I just looked up its specs: 25 dB of gain - holy COW that's a lot of gain (average these days seems to run ~ 11dB-14dB)! You're going to hear some noise floor with a linestage of such high gain, unless your amp/speakers are very insensitive (and thus would need all of that gain). Since it seems like the volume control comes before the tube gain stage, you're effectively "throwing away" gobs of gain without reducing the noise floor generated by it (I'm assuming you're keeping the volume control relatively low for listening). That's why your noise floor is discernible. I've got the same situation in my own setup (tube linestage, > 20 dB gain, 93dB/Watt speakers and 250-Watts@2V amps) - it's not detrimental to the sound quality in any meaningful way.

If this continues to bother you, you may consider sourcing some fixed attenuators to insert between your preamp & amp (i.e. attenuate AFTER the excessive gain stage). You'll effectively increase your signal/noise ratio by the amount of attenuation (maybe try 10dB). Just don't go too far to where you're gain starved on certain recordings.

Perhaps the gain is high so the 54dB phono stage can be used with a low-MC cartridge, with the extra linestage gain to cover the deficit. And I guess some manufacturers also try to accommodate for users with super-inefficient speakers.
Thanks again to all who have responded. (Sonic Beauty, reostat is not the culprit!) Although I plan to give CJ a call to get their take on the noise, for now, I'm going on the assumption that the noise is of the "normal, naturally occurring" variety and not associtaed with any malfunctioning equipment (although I might do some tube rolling!). I will post again if I'm successful in reducing or eliminating it. It is comforting that so many of you took the time weigh in. Thanks again!

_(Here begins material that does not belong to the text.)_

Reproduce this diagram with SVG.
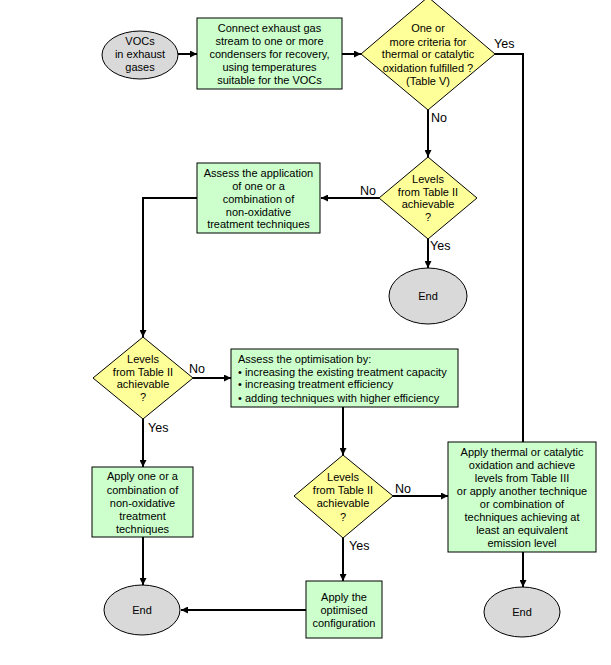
<svg xmlns="http://www.w3.org/2000/svg" width="611" height="665" viewBox="0 0 611 665">
<defs>
<marker id="arr" viewBox="0 0 10 10" refX="10" refY="5" markerWidth="7" markerHeight="7" markerUnits="userSpaceOnUse" orient="auto">
<path d="M0,0 L10,5 L0,10 z" fill="#000"/>
</marker>
<style>
.box{fill:#ccffcc;stroke:#000;stroke-width:1}
.dia{fill:#ffff99;stroke:#000;stroke-width:1}
.ell{fill:#d9d9d9;stroke:#000;stroke-width:1}
text{font-family:"Liberation Sans",Arial,sans-serif;font-size:11px;fill:#000}
.c{text-anchor:middle}
.lbl{font-size:12.5px}
.con{fill:none;stroke:#000;stroke-width:2}
</style>
</defs>
<rect width="611" height="665" fill="#fff"/>
<g id="connectors">
<path class="con" d="M178,54 L197,54" marker-end="url(#arr)"/>
<path class="con" d="M342,54 L361,54" marker-end="url(#arr)"/>
<path class="con" d="M495,54 L523,54 L523,442"/>
<path class="con" d="M428,110 L428,157" marker-end="url(#arr)"/>
<path class="con" d="M379,198 L321,198" marker-end="url(#arr)"/>
<path class="con" d="M428,239 L428,268" marker-end="url(#arr)"/>
<path class="con" d="M197,198 L143,198 L143,337" marker-end="url(#arr)"/>
<path class="con" d="M193,378 L231,378" marker-end="url(#arr)"/>
<path class="con" d="M143,419 L143,467" marker-end="url(#arr)"/>
<path class="con" d="M343,407 L343,455" marker-end="url(#arr)"/>
<path class="con" d="M393,496 L448,496" marker-end="url(#arr)"/>
<path class="con" d="M343,538 L343,581" marker-end="url(#arr)"/>
<path class="con" d="M523,552 L523,587" marker-end="url(#arr)"/>
<path class="con" d="M143,537 L143,585" marker-end="url(#arr)"/>
<path class="con" d="M306,610 L181,610" marker-end="url(#arr)"/>
<text class="lbl" x="494" y="48">Yes</text>
<text class="lbl" x="431" y="122">No</text>
<text class="lbl" x="360" y="195">No</text>
<text class="lbl" x="430" y="250">Yes</text>
<text class="lbl" x="189" y="373">No</text>
<text class="lbl" x="148" y="432">Yes</text>
<text class="lbl" x="395" y="493">No</text>
<text class="lbl" x="349" y="550">Yes</text>
</g>
<g id="start">
<ellipse class="ell" cx="140" cy="55" rx="38" ry="24"/>
<text class="c" x="140" y="45">VOCs</text>
<text class="c" x="140" y="58">in exhaust</text>
<text class="c" x="140" y="71">gases</text>
</g>
<g id="condense">
<rect class="box" x="197" y="18" width="145" height="71"/>
<text class="c" x="269.5" y="32">Connect exhaust gas</text>
<text class="c" x="269.5" y="45">stream to one or more</text>
<text class="c" x="269.5" y="58">condensers for recovery,</text>
<text class="c" x="269.5" y="71">using temperatures</text>
<text class="c" x="269.5" y="84">suitable for the VOCs</text>
</g>
<g id="criteria">
<polygon class="dia" points="428,-3 495,54 428,110 361,54"/>
<text class="c" x="428" y="32">One or</text>
<text class="c" x="428" y="46">more criteria for</text>
<text class="c" x="428" y="58">thermal or catalytic</text>
<text class="c" x="428" y="72">oxidation fulfilled ?</text>
<text class="c" x="428" y="85">(Table V)</text>
</g>
<g id="levels1">
<polygon class="dia" points="428,157 477,198 428,239 379,198"/>
<text class="c" x="428" y="183">Levels</text>
<text class="c" x="428" y="196">from Table II</text>
<text class="c" x="428" y="208">achievable</text>
<text class="c" x="428" y="221">?</text>
</g>
<g id="assess1">
<rect class="box" x="197" y="163" width="123" height="70"/>
<text class="c" x="258.5" y="177">Assess the application</text>
<text class="c" x="258.5" y="190">of one or a</text>
<text class="c" x="258.5" y="203">combination of</text>
<text class="c" x="258.5" y="216">non-oxidative</text>
<text class="c" x="258.5" y="228">treatment techniques</text>
</g>
<g id="end1">
<ellipse class="ell" cx="428" cy="296" rx="39" ry="28"/>
<text class="c" x="428" y="300">End</text>
</g>
<g id="levels2">
<polygon class="dia" points="143,337 193,378 143,419 93,378"/>
<text class="c" x="143" y="363">Levels</text>
<text class="c" x="143" y="376">from Table II</text>
<text class="c" x="143" y="388">achievable</text>
<text class="c" x="143" y="401">?</text>
</g>
<g id="assess2">
<rect class="box" x="231" y="349" width="227" height="58"/>
<text x="238" y="363">Assess the optimisation by:</text>
<text x="238" y="376">• increasing the existing treatment capacity</text>
<text x="238" y="388">• increasing treatment efficiency</text>
<text x="238" y="402">• adding techniques with higher efficiency</text>
</g>
<g id="apply1">
<rect class="box" x="92" y="467" width="101" height="70"/>
<text class="c" x="142.5" y="480">Apply one or a</text>
<text class="c" x="142.5" y="494">combination of</text>
<text class="c" x="142.5" y="507">non-oxidative</text>
<text class="c" x="142.5" y="520">treatment</text>
<text class="c" x="142.5" y="533">techniques</text>
</g>
<g id="end2">
<ellipse class="ell" cx="142" cy="610" rx="38" ry="25"/>
<text class="c" x="142" y="614">End</text>
</g>
<g id="levels3">
<polygon class="dia" points="343,455 393,496 343,538 294,496"/>
<text class="c" x="343" y="481">Levels</text>
<text class="c" x="343" y="494">from Table II</text>
<text class="c" x="343" y="507">achievable</text>
<text class="c" x="343" y="521">?</text>
</g>
<g id="apply2">
<rect class="box" x="306" y="581" width="76" height="57"/>
<text class="c" x="344" y="601">Apply the</text>
<text class="c" x="344" y="614">optimised</text>
<text class="c" x="344" y="627">configuration</text>
</g>
<g id="oxidation">
<rect class="box" x="448" y="442" width="148" height="110"/>
<text class="c" x="522" y="456">Apply thermal or catalytic</text>
<text class="c" x="522" y="469">oxidation and achieve</text>
<text class="c" x="522" y="482">levels from Table III</text>
<text class="c" x="522" y="495">or apply another technique</text>
<text class="c" x="522" y="508">or combination of</text>
<text class="c" x="522" y="521">techniques achieving at</text>
<text class="c" x="522" y="534">least an equivalent</text>
<text class="c" x="522" y="547">emission level</text>
</g>
<g id="end3">
<ellipse class="ell" cx="522" cy="612" rx="38" ry="25"/>
<text class="c" x="522" y="616">End</text>
</g>
</svg>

I called CJ today. They said the issue was most likely caused by the noisy Electroharmonics 6922 (stock) tube. They recommended a Telefunken as a replacement. As long as I'm tube rolling, what else would make sense? I think I'll start another thread and ask the community.
It has taken me some time but I finally got fed up with the noise issue and replaced the stock Electroharmonics 6922 with a NOS 1960 Amprex 7308 tube. PROBLEM SOLVED! Not only did the noise completely disappear, the whole soundstage opened up, a veil was lifted from the music and I'm hearing detail, nuances and note decay that I did not know even existed in the recordings (and this was right out of the box with no burn-in!). OMG, what a night and day difference!!! This was the best $150 I ever spent. I encourage all CJ ET3 owners to give this a try.